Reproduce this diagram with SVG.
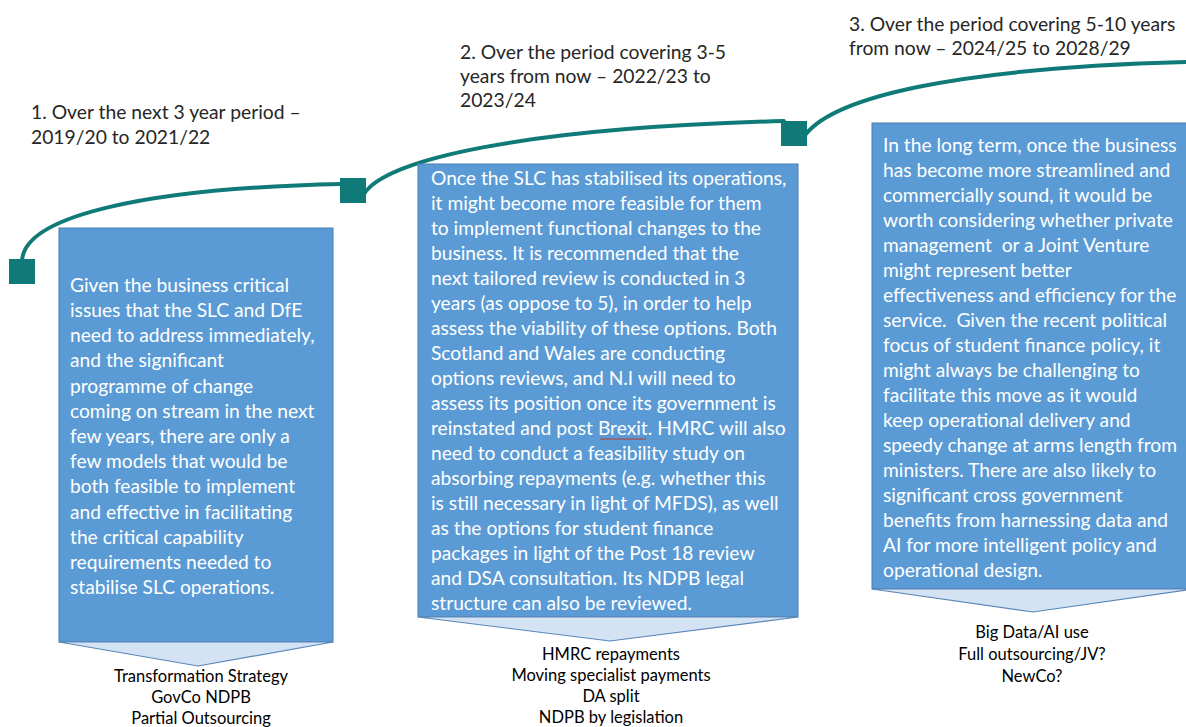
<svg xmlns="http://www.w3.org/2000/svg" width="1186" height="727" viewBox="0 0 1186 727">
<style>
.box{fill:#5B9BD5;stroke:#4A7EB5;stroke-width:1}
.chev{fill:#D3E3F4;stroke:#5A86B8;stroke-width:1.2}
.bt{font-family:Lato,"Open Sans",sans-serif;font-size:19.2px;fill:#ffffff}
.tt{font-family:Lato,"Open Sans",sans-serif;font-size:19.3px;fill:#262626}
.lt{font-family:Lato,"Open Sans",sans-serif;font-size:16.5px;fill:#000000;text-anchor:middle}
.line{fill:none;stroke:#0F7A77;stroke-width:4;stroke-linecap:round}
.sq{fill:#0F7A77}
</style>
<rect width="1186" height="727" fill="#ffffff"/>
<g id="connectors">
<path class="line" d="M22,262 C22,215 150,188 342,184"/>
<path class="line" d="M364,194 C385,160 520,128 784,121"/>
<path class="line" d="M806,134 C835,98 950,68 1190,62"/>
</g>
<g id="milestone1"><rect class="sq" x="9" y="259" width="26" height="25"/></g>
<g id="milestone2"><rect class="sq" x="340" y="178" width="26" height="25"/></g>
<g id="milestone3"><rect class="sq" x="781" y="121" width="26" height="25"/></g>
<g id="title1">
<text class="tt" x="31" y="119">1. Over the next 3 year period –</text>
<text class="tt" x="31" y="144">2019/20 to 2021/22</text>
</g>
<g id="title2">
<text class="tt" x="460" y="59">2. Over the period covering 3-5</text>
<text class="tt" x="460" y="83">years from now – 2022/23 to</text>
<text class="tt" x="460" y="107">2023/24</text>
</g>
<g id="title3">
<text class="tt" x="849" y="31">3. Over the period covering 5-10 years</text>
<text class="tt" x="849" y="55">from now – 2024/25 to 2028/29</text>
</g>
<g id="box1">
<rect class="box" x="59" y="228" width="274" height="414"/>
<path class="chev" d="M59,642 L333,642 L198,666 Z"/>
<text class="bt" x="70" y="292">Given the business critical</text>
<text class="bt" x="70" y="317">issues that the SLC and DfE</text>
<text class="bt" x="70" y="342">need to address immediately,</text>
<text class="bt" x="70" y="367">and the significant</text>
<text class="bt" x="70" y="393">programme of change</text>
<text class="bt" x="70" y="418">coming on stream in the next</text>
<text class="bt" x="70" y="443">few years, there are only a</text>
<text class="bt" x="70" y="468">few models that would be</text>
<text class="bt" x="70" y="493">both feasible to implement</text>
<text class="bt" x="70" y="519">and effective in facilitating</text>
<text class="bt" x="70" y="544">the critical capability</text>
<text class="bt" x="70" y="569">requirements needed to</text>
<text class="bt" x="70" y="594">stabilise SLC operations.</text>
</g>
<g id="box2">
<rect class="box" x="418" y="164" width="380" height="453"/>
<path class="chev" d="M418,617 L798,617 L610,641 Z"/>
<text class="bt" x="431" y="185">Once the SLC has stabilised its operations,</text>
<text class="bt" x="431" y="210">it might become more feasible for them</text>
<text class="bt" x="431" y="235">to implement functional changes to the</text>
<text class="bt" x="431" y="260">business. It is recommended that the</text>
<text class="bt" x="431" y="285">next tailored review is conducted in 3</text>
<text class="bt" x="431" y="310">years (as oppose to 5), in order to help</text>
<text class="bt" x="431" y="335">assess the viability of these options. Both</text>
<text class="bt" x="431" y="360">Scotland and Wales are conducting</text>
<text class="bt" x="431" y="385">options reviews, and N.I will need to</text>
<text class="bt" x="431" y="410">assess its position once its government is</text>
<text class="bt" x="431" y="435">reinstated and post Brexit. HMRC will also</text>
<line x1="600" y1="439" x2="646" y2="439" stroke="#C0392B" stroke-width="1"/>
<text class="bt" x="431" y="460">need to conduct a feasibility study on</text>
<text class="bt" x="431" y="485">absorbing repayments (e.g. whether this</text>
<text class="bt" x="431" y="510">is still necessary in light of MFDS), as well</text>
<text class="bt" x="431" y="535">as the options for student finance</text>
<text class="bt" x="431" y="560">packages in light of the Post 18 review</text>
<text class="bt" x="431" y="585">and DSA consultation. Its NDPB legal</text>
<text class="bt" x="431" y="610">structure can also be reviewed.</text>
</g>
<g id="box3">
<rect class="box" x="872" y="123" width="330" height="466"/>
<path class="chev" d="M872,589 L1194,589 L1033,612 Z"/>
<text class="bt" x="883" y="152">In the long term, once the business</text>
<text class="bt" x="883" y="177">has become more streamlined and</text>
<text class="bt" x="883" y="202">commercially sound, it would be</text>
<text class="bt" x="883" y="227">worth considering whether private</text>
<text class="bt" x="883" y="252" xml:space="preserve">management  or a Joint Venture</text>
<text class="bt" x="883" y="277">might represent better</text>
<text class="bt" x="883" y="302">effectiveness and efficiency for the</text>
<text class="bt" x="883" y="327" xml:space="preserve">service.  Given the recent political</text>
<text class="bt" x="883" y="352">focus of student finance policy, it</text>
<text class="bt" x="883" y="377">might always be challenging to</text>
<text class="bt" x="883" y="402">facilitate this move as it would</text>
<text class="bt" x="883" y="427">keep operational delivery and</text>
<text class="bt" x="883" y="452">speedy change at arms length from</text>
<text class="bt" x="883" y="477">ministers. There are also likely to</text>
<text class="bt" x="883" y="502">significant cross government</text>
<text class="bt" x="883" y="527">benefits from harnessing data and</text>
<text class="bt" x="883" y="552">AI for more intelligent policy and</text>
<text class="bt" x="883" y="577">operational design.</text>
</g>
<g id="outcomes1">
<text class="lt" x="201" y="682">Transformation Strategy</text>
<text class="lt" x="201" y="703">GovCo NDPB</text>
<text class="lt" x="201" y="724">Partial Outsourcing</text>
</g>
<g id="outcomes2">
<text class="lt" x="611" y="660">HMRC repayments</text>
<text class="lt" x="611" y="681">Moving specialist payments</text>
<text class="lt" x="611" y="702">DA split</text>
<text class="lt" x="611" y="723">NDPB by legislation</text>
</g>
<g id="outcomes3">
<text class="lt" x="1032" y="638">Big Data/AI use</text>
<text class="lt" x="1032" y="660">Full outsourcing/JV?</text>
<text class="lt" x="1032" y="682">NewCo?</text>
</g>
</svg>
--
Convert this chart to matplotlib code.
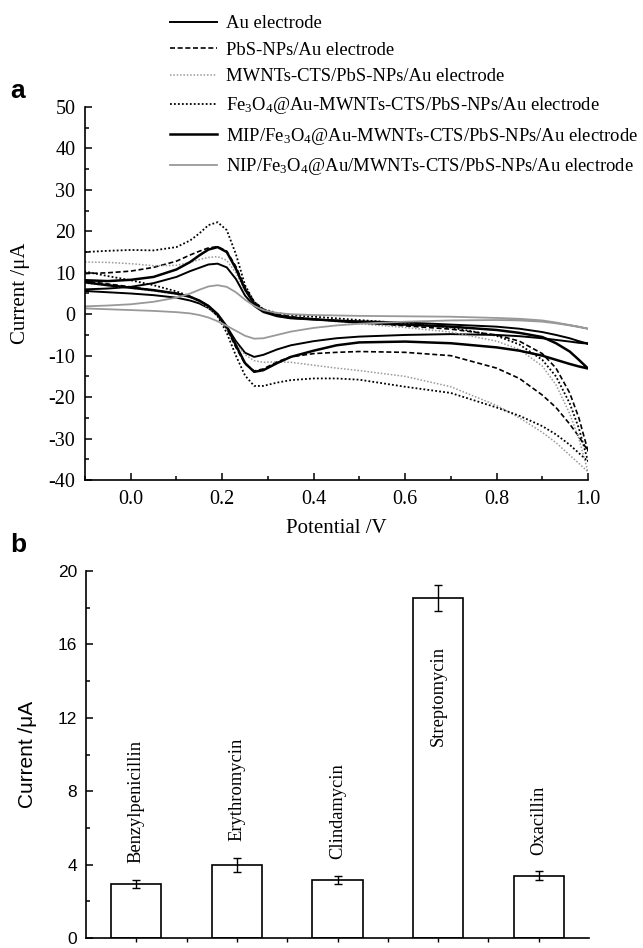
==
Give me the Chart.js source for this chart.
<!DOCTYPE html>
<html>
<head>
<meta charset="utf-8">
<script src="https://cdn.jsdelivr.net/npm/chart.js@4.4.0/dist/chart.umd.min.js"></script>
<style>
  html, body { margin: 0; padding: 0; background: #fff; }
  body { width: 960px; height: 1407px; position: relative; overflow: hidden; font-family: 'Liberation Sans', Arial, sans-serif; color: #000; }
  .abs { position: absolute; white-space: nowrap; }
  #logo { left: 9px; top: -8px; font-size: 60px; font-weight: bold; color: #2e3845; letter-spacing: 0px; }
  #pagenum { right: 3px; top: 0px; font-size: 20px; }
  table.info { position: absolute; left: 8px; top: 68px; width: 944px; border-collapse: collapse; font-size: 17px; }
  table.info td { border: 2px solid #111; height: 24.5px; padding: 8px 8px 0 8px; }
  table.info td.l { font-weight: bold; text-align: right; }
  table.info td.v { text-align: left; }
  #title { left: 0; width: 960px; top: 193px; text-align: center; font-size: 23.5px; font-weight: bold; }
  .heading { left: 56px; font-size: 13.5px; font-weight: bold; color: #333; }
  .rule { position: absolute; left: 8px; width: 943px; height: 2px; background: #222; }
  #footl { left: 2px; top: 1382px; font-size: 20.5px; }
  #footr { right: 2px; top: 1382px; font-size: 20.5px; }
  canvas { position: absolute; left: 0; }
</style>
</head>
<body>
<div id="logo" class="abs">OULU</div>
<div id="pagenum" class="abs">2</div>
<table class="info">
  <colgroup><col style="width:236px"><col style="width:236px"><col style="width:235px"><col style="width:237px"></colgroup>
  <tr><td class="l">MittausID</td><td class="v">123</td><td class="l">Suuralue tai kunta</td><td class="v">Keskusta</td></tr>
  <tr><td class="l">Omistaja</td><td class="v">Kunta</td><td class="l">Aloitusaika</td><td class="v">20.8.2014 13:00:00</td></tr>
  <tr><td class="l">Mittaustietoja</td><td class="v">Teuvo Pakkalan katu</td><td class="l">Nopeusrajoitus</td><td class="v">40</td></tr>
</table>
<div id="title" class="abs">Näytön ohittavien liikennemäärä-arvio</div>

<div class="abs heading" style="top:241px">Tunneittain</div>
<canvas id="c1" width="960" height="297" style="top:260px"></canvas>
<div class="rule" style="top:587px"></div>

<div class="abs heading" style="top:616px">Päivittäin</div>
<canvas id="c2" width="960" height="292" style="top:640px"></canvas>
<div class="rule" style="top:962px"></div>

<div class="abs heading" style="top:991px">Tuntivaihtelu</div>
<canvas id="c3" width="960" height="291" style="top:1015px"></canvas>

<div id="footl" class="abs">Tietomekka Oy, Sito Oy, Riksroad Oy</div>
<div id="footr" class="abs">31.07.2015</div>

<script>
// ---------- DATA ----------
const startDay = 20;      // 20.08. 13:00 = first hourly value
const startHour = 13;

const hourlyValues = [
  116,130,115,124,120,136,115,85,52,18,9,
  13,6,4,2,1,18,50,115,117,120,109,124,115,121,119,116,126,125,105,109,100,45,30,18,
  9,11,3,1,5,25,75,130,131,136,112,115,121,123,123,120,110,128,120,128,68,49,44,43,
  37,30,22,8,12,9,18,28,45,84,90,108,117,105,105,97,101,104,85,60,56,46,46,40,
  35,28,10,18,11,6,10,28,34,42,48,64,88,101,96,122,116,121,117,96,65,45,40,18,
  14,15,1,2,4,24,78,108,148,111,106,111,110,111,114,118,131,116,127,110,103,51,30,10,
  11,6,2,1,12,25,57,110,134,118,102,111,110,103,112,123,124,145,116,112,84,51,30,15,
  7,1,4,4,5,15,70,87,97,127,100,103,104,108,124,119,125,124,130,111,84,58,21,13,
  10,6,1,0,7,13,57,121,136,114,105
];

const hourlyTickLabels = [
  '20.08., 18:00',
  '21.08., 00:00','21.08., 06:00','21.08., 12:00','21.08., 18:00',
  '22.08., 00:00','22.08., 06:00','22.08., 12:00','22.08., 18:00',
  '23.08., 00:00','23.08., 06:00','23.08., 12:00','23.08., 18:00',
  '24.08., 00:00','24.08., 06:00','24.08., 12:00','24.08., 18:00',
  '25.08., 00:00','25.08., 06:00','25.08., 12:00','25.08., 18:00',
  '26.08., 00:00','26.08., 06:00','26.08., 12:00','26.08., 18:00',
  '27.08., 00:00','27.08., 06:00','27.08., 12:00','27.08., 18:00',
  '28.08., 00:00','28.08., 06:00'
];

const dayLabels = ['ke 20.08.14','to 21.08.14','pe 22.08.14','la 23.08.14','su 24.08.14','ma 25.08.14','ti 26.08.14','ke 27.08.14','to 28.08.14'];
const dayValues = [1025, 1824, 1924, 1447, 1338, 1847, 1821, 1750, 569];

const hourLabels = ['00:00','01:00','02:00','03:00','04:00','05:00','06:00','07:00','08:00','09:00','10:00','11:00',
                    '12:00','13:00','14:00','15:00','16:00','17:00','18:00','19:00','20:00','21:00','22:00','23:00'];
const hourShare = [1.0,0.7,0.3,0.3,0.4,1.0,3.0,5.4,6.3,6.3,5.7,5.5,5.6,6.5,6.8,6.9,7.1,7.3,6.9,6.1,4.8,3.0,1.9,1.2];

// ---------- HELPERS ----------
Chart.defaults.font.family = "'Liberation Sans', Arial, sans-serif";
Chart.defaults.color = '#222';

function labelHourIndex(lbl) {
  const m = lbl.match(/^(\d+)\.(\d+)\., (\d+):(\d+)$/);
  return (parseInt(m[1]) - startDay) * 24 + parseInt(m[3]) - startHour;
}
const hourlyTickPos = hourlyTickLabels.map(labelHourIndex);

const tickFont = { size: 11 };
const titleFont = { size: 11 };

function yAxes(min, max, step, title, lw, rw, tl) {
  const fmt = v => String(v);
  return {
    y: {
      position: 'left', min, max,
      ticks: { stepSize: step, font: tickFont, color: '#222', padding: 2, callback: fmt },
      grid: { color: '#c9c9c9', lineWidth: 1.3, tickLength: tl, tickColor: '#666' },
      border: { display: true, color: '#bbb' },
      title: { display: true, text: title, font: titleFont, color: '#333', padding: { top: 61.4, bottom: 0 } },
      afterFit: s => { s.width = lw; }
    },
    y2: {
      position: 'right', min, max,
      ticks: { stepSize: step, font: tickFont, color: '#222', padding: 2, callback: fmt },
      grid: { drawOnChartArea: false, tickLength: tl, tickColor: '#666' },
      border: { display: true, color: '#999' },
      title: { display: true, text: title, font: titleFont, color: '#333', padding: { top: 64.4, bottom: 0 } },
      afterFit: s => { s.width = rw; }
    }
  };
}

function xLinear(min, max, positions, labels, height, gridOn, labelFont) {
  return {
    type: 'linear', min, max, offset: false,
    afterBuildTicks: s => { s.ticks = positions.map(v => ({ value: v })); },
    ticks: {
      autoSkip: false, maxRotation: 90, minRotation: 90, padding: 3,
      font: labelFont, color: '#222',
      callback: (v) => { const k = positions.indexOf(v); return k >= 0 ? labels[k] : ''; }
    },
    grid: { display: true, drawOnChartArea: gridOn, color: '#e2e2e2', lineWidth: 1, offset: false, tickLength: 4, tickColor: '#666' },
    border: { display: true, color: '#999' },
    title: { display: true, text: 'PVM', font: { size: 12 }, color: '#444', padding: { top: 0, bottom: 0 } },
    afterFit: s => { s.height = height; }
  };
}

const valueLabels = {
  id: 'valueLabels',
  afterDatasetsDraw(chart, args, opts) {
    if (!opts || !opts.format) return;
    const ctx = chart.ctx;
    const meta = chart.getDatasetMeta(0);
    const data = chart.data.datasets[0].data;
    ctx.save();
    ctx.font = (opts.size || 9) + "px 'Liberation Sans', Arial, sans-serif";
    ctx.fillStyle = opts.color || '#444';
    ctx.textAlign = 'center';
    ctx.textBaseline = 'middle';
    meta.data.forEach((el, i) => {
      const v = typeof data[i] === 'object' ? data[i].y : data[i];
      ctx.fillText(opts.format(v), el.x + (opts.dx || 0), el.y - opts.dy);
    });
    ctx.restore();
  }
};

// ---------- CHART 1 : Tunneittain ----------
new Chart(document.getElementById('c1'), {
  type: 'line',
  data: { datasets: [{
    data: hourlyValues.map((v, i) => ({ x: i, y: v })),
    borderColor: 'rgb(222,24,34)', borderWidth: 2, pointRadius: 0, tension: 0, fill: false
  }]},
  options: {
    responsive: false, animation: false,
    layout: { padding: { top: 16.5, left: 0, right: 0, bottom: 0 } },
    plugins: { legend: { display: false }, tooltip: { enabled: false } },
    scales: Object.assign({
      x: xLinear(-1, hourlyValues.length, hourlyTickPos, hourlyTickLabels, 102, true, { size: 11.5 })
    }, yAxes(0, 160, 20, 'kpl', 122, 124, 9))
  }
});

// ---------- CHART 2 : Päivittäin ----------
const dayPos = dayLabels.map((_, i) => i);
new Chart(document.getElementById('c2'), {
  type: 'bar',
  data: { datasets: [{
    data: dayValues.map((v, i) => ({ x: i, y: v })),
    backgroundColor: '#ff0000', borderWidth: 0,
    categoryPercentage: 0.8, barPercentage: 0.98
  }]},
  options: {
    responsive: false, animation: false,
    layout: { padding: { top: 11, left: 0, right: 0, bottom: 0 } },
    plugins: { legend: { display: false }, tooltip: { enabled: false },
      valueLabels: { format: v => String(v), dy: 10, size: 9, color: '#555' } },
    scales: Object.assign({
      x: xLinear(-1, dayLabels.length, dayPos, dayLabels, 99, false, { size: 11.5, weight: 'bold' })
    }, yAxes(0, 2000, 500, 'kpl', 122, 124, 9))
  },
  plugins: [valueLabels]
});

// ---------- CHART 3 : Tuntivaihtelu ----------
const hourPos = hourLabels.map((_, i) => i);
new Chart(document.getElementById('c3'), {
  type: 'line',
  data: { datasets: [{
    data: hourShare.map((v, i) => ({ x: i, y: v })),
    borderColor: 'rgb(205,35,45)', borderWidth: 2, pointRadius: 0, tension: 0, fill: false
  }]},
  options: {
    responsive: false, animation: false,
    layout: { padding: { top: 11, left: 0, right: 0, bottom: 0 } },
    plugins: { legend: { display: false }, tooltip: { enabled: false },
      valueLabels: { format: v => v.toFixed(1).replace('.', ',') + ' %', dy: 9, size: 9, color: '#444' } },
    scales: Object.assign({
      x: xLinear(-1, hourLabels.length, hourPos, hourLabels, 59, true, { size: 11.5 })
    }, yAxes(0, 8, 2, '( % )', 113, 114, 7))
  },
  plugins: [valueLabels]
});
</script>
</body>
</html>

Stated goal —
Look through the records and count each line that holds "this". Write only the total.

Written answer —
5